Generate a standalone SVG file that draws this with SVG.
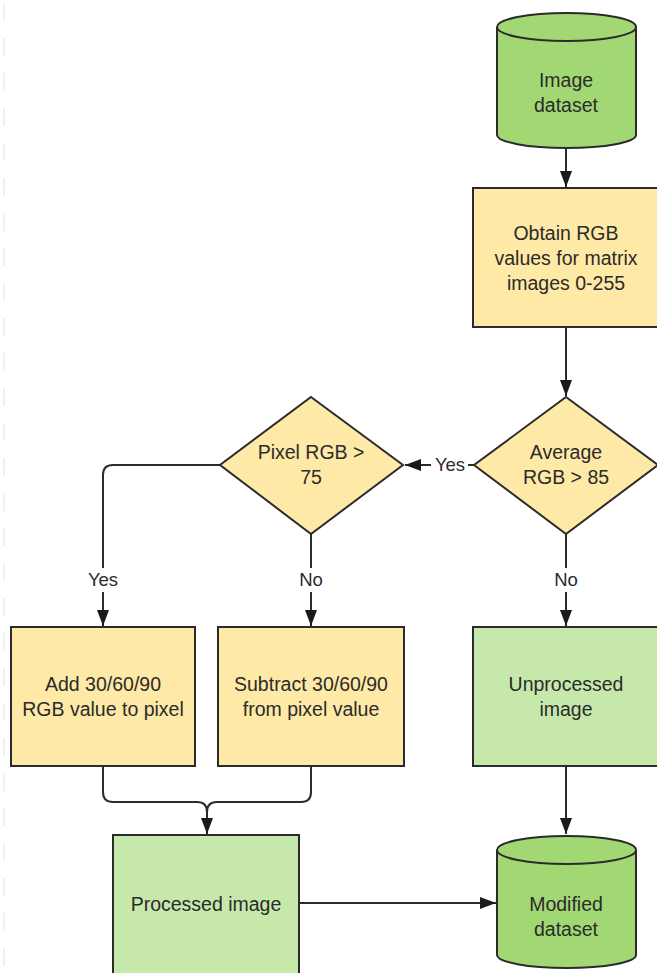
<svg xmlns="http://www.w3.org/2000/svg" width="657" height="973" viewBox="0 0 657 973">
<style>
  .proc { fill: #FFE9A6; stroke: #2b2b2b; stroke-width: 2; }
  .out { fill: #C6E8AA; stroke: #2b2b2b; stroke-width: 2; }
  .db { fill: #A2D874; stroke: #2b2b2b; stroke-width: 2; }
  .conn { fill: none; stroke: #2b2b2b; stroke-width: 2; }
  text { font-family: "Liberation Sans", Arial, sans-serif; font-size: 19.5px; fill: #2b2b2b; text-anchor: middle; }
  .lbl { font-size: 18.5px; }
</style>
<defs>
  <marker id="arr" viewBox="0 0 16 12" refX="16" refY="6" markerWidth="16" markerHeight="12" markerUnits="userSpaceOnUse" orient="auto">
    <path d="M0,0 L16,6 L0,12 Z" fill="#1a1a1a"/>
  </marker>
</defs>
<rect width="657" height="973" fill="#ffffff"/>
<line x1="4" y1="3" x2="4" y2="973" stroke="#ebebeb" stroke-width="1.5" stroke-dasharray="18 17"/>

<g id="connectors">
  <path class="conn" d="M566,148 L566,187" marker-end="url(#arr)"/>
  <path class="conn" d="M566,327 L566,396" marker-end="url(#arr)"/>
  <path class="conn" d="M474,465 L405,465" marker-end="url(#arr)"/>
  <path class="conn" d="M220,465 L113,465 Q103,465 103,475 L103,626" marker-end="url(#arr)"/>
  <path class="conn" d="M311,534 L311,626" marker-end="url(#arr)"/>
  <path class="conn" d="M566,534 L566,626" marker-end="url(#arr)"/>
  <path class="conn" d="M103,766 L103,792 Q103,802 113,802 L197,802 Q207,802 207,812 L207,834" marker-end="url(#arr)"/>
  <path class="conn" d="M311,766 L311,792 Q311,802 301,802 L217,802 Q207,802 207,812"/>
  <path class="conn" d="M566,766 L566,834" marker-end="url(#arr)"/>
  <path class="conn" d="M299,903 L496,903" marker-end="url(#arr)"/>
  <rect x="431" y="454" width="37" height="22" fill="#ffffff"/>
  <text class="lbl" x="450" y="471">Yes</text>
  <rect x="84" y="568" width="38" height="24" fill="#ffffff"/>
  <text class="lbl" x="103" y="586">Yes</text>
  <rect x="297" y="568" width="28" height="24" fill="#ffffff"/>
  <text class="lbl" x="311" y="586">No</text>
  <rect x="552" y="568" width="28" height="24" fill="#ffffff"/>
  <text class="lbl" x="566" y="586">No</text>
</g>

<g id="image-dataset">
  <path class="db" d="M497,27 A69.5,14 0 0 1 636,27 L636,135 A69.5,13 0 0 1 497,135 Z"/>
  <path class="conn" d="M497,27 A69.5,14 0 0 0 636,27"/>
  <text x="566" y="87">Image</text>
  <text x="566" y="112">dataset</text>
</g>

<g id="obtain-rgb">
  <rect class="proc" x="473" y="188" width="186" height="139"/>
  <text x="566" y="240">Obtain RGB</text>
  <text x="566" y="265">values for matrix</text>
  <text x="566" y="290">images 0-255</text>
</g>

<g id="average-rgb">
  <path class="proc" d="M566,397 L658,465 L566,534 L474,465 Z"/>
  <text x="566" y="459">Average</text>
  <text x="566" y="484">RGB &gt; 85</text>
</g>

<g id="pixel-rgb">
  <path class="proc" d="M311,397 L403,465 L311,534 L220,465 Z"/>
  <text x="311" y="459">Pixel RGB &gt;</text>
  <text x="311" y="484">75</text>
</g>

<g id="add">
  <rect class="proc" x="11" y="627" width="184" height="139"/>
  <text x="103" y="691">Add 30/60/90</text>
  <text x="103" y="716">RGB value to pixel</text>
</g>

<g id="subtract">
  <rect class="proc" x="218" y="627" width="186" height="139"/>
  <text x="311" y="691">Subtract 30/60/90</text>
  <text x="311" y="716">from pixel value</text>
</g>

<g id="unprocessed">
  <rect class="out" x="473" y="627" width="186" height="139"/>
  <text x="566" y="691">Unprocessed</text>
  <text x="566" y="716">image</text>
</g>

<g id="processed">
  <rect class="out" x="113" y="835" width="186" height="145"/>
  <text x="206" y="911">Processed image</text>
</g>

<g id="modified-dataset">
  <path class="db" d="M497,850 A69.5,14 0 0 1 636,850 L636,955 A69.5,13 0 0 1 497,955 Z"/>
  <path class="conn" d="M497,850 A69.5,14 0 0 0 636,850"/>
  <text x="566" y="911">Modified</text>
  <text x="566" y="936">dataset</text>
</g>
</svg>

---*---

__Aim__.
Return the listing above unchanged, apart from dropping its pictures.

__The reply__.
Generate a standalone SVG file that draws this with SVG.
<svg xmlns="http://www.w3.org/2000/svg" width="657" height="973" viewBox="0 0 657 973">
<style>
  .proc { fill: #FFE9A6; stroke: #2b2b2b; stroke-width: 2; }
  .out { fill: #C6E8AA; stroke: #2b2b2b; stroke-width: 2; }
  .db { fill: #A2D874; stroke: #2b2b2b; stroke-width: 2; }
  .conn { fill: none; stroke: #2b2b2b; stroke-width: 2; }
  text { font-family: "Liberation Sans", Arial, sans-serif; font-size: 19.5px; fill: #2b2b2b; text-anchor: middle; }
  .lbl { font-size: 18.5px; }
</style>
<defs>
  <marker id="arr" viewBox="0 0 16 12" refX="16" refY="6" markerWidth="16" markerHeight="12" markerUnits="userSpaceOnUse" orient="auto">
    <path d="M0,0 L16,6 L0,12 Z" fill="#1a1a1a"/>
  </marker>
</defs>
<rect width="657" height="973" fill="#ffffff"/>
<line x1="4" y1="3" x2="4" y2="973" stroke="#ebebeb" stroke-width="1.5" stroke-dasharray="18 17"/>

<g id="connectors">
  <path class="conn" d="M566,148 L566,187" marker-end="url(#arr)"/>
  <path class="conn" d="M566,327 L566,396" marker-end="url(#arr)"/>
  <path class="conn" d="M474,465 L405,465" marker-end="url(#arr)"/>
  <path class="conn" d="M220,465 L113,465 Q103,465 103,475 L103,626" marker-end="url(#arr)"/>
  <path class="conn" d="M311,534 L311,626" marker-end="url(#arr)"/>
  <path class="conn" d="M566,534 L566,626" marker-end="url(#arr)"/>
  <path class="conn" d="M103,766 L103,792 Q103,802 113,802 L197,802 Q207,802 207,812 L207,834" marker-end="url(#arr)"/>
  <path class="conn" d="M311,766 L311,792 Q311,802 301,802 L217,802 Q207,802 207,812"/>
  <path class="conn" d="M566,766 L566,834" marker-end="url(#arr)"/>
  <path class="conn" d="M299,903 L496,903" marker-end="url(#arr)"/>
  <rect x="431" y="454" width="37" height="22" fill="#ffffff"/>
  <text class="lbl" x="450" y="471">Yes</text>
  <rect x="84" y="568" width="38" height="24" fill="#ffffff"/>
  <text class="lbl" x="103" y="586">Yes</text>
  <rect x="297" y="568" width="28" height="24" fill="#ffffff"/>
  <text class="lbl" x="311" y="586">No</text>
  <rect x="552" y="568" width="28" height="24" fill="#ffffff"/>
  <text class="lbl" x="566" y="586">No</text>
</g>

<g id="image-dataset">
  <path class="db" d="M497,27 A69.5,14 0 0 1 636,27 L636,135 A69.5,13 0 0 1 497,135 Z"/>
  <path class="conn" d="M497,27 A69.5,14 0 0 0 636,27"/>
  <text x="566" y="87">Image</text>
  <text x="566" y="112">dataset</text>
</g>

<g id="obtain-rgb">
  <rect class="proc" x="473" y="188" width="186" height="139"/>
  <text x="566" y="240">Obtain RGB</text>
  <text x="566" y="265">values for matrix</text>
  <text x="566" y="290">images 0-255</text>
</g>

<g id="average-rgb">
  <path class="proc" d="M566,397 L658,465 L566,534 L474,465 Z"/>
  <text x="566" y="459">Average</text>
  <text x="566" y="484">RGB &gt; 85</text>
</g>

<g id="pixel-rgb">
  <path class="proc" d="M311,397 L403,465 L311,534 L220,465 Z"/>
  <text x="311" y="459">Pixel RGB &gt;</text>
  <text x="311" y="484">75</text>
</g>

<g id="add">
  <rect class="proc" x="11" y="627" width="184" height="139"/>
  <text x="103" y="691">Add 30/60/90</text>
  <text x="103" y="716">RGB value to pixel</text>
</g>

<g id="subtract">
  <rect class="proc" x="218" y="627" width="186" height="139"/>
  <text x="311" y="691">Subtract 30/60/90</text>
  <text x="311" y="716">from pixel value</text>
</g>

<g id="unprocessed">
  <rect class="out" x="473" y="627" width="186" height="139"/>
  <text x="566" y="691">Unprocessed</text>
  <text x="566" y="716">image</text>
</g>

<g id="processed">
  <rect class="out" x="113" y="835" width="186" height="145"/>
  <text x="206" y="911">Processed image</text>
</g>

<g id="modified-dataset">
  <path class="db" d="M497,850 A69.5,14 0 0 1 636,850 L636,955 A69.5,13 0 0 1 497,955 Z"/>
  <path class="conn" d="M497,850 A69.5,14 0 0 0 636,850"/>
  <text x="566" y="911">Modified</text>
  <text x="566" y="936">dataset</text>
</g>
</svg>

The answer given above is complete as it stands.